Ask Miriam | Differing Family Views Create Discussion Concerns


Dear Miriam,

My 30-something daughter identifies as a Jew and is married to a Jew, but she is very left wing when it comes to Israel. She refuses to sing Hatikvah at our family seder, and she has many Muslim friends. My husband and I actively support Israel and pro-Israel causes, and I am cautious about discussing my concerns with her. What should I do?


Family Israel Concerns

Dear Concerns,

I can think of almost no way to begin answering your question that won’t lead to a controversy with some component of the likely readers of this column. If I say, “Jews hold a variety of opinions about Israel, and those viewpoints do not validate or invalidate their Jewishness,” I am likely to be criticized by those who believe that all Jews must unequivocally support Israel. If I say, “Your daughter is entitled to her opinions but should also respect yours,” I am likely to be criticized by those who believe that Israel has negative policies that need to be challenged.

Just like I can’t start this column without controversy, you likely cannot engage with your daughter on this topic without some element of controversy. If you are willing to hear what she has to say about why she is critical of Israel, by all means, find a way to work through the discomfort to get to the content. If, however, your goal is for her to listen to you explain why she must support Israel in exactly the same way that you and your husband do, don’t bother having the conversation because neither of you will gain anything from it, and your relationship will suffer as a result.

I’ve honestly never heard of anyone singing Hatikvah at a seder, so I wonder if there is a way for you to compromise on that tradition for the sake of shalom bayit (peace in the home). I wouldn’t suggest skipping dayenu if your daughter had a problem with miracles, but Hatikvah isn’t an integral part of seder.
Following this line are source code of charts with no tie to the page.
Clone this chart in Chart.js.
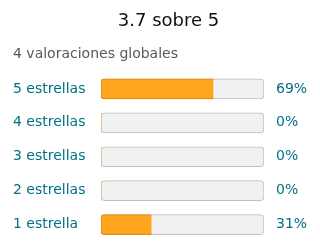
<!DOCTYPE html>
<html lang="es">
<head>
  <meta charset="UTF-8">
  <title>Valoraciones</title>
  <script src="https://cdn.jsdelivr.net/npm/chart.js"></script>
  <style>
    html, body { margin: 0; padding: 0; background: #fff; }
    #wrap { width: 320px; height: 252px; }
  </style>
</head>
<body>
  <div id="wrap"><canvas id="ratingChart" width="320" height="252"></canvas></div>

  <script>
    // datos
    const categories = ['5 estrellas', '4 estrellas', '3 estrellas', '2 estrellas', '1 estrella'];
    const percentages = [69, 0, 0, 0, 31];
    const pctLabels = ['69%', '0%', '0%', '0%', '31%'];
    const maxValue = 100;
    const titleText = '3.7 sobre 5';
    const subtitleText = '4 valoraciones globales';

    const FONT = 'DejaVu Sans';
    const TEAL = '#007185';

    new Chart(document.getElementById('ratingChart'), {
      type: 'bar',
      data: {
        labels: categories,
        datasets: [
          {
            label: 'valor',
            data: percentages,
            backgroundColor: '#FFA41C',
            borderColor: '#E0890F',
            borderWidth: ctx => (ctx.raw > 0 ? 1 : 0),
            borderRadius: 3,
            borderSkipped: 'end',
            barThickness: 20,
            grouped: false,
            order: 1
          },
          {
            label: 'fondo',
            data: categories.map(() => maxValue),
            backgroundColor: '#F0F2F2',
            borderColor: '#BDBFBF',
            borderWidth: 1,
            borderRadius: 4,
            borderSkipped: false,
            barThickness: 20,
            grouped: false,
            order: 2
          }
        ]
      },
      options: {
        indexAxis: 'y',
        responsive: false,
        animation: false,
        layout: { padding: { top: 0, left: 13, right: -4, bottom: 10.5 } },
        plugins: {
          legend: { display: false },
          tooltip: { enabled: false },
          title: {
            display: true,
            text: titleText,
            color: '#0F1111',
            font: { family: FONT, size: 18, weight: 'normal' },
            padding: { top: 11, bottom: 0 }
          },
          subtitle: {
            display: true,
            text: subtitleText,
            align: 'start',
            color: '#565959',
            font: { family: FONT, size: 14, weight: 'normal' },
            padding: { top: 13.5, bottom: 9.1 }
          }
        },
        scales: {
          x: { display: false, min: 0, max: maxValue },
          y: {
            position: 'left',
            grid: { display: false, drawTicks: false },
            border: { display: false },
            ticks: {
              color: TEAL,
              font: { family: FONT, size: 14 },
              crossAlign: 'far',
              padding: 0,
              autoSkip: false
            },
            afterFit: s => { s.width = 88; }
          },
          y2: {
            type: 'category',
            position: 'right',
            labels: pctLabels,
            offset: true,
            grid: { display: false, drawTicks: true, tickLength: 12 },
            border: { display: false },
            ticks: {
              color: TEAL,
              font: { family: FONT, size: 14 },
              padding: 0,
              autoSkip: false
            },
            afterFit: s => { s.width = 60; }
          }
        }
      }
    });
  </script>
</body>
</html>
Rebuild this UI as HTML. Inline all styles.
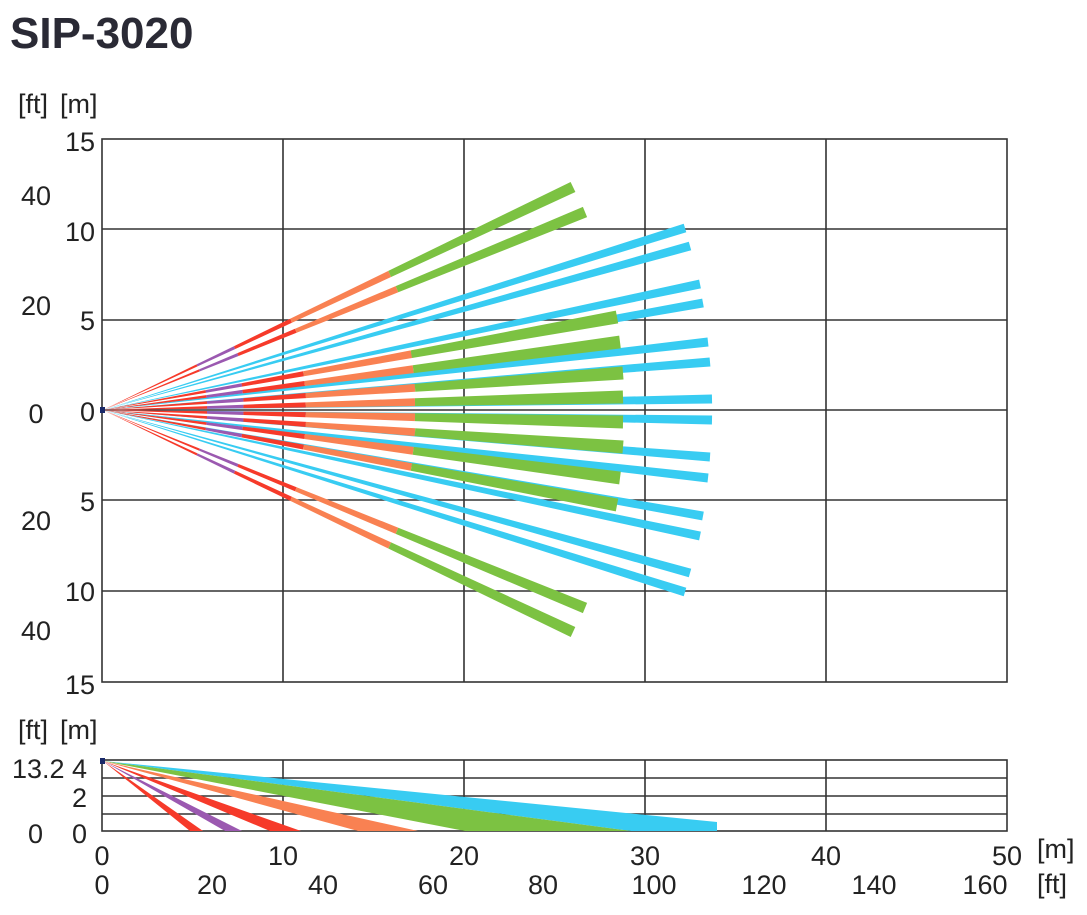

If you don’t sing it, she can’t refuse to sing it. If you can’t budge on that point, be prepared to allow her to sit in silence.

The most worrying part of your letter to me is that you include her friendships with Muslims as part of the reason you are concerned about your daughter’s views on Israel. Friendships with people who are different from us — whether because of background, religion, political beliefs, gender expression, sexual orientation or anything else — are the cornerstone of a diverse and respectful society. If you can’t see that, I don’t know why you would expect your daughter to be respectful of your views on Israel or, frankly, anything else about how society should function.

For you to question her friendships with people who are Muslim, either to her face or just anonymously to me, shows that you likely have a prejudice that goes beyond your opinions on Israeli politics. Before you approach your daughter, please examine your own underlying values that may be shaping your reaction to your daughter’s friendships and beliefs. Unless you are willing to do that work on your own, it’s unrealistic to expect that a truly honest conversation with your daughter is possible.